The Supreme Court commenced a three-day hearing on Tuesday to determine where the claims of UK defined benefit schemes rank when a firm enters administration.
The case stems from the collapse of communications giant Nortel Networks, which went into administration in January 2009. In July 2010, The Pensions Regulator
issued Nortel with a Financial Support Direction which required the company to provide financial support to the Nortel pension scheme worth up to £2.1bn.

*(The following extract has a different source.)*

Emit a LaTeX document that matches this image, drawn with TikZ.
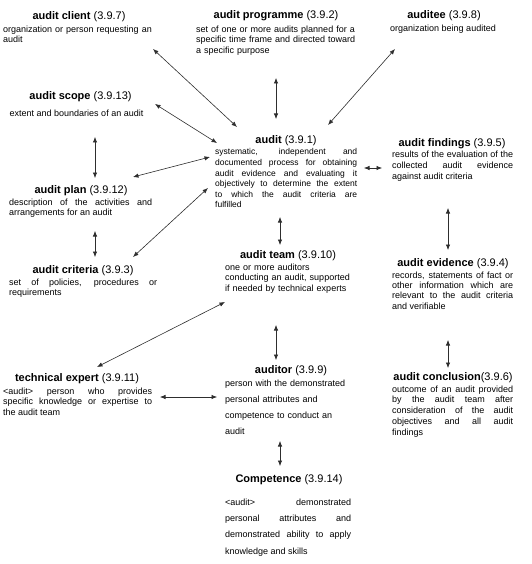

Nortel has already argued unsuccessfully in both the High Court and the Court of Appeal that it should not be required to support the pension scheme ahead of other creditors. Both courts ruled that the FSD liabilities would rank as an expense in administration, meaning they would be paid out ahead of the general pool of unsecured creditors.
PricewaterhouseCoopers partner Jonathan Land, who advises Nortel Networks’ UK pension interests, says: “The ranking of FSDs has remained a key area of contention over the past few years.
“The final ruling could have a significant impact on the ways in which pension schemes look to safeguard themselves against insolvency situations. The knock-on impact could be far-reaching, affecting insolvency practitioners and the restructuring world more widely.”
Syndaxi Chartered Financial Planners managing director Robert Reid says: “It seems absolutely right that, in the event of administration, payment of salary and pension payments should take priority over other creditors.”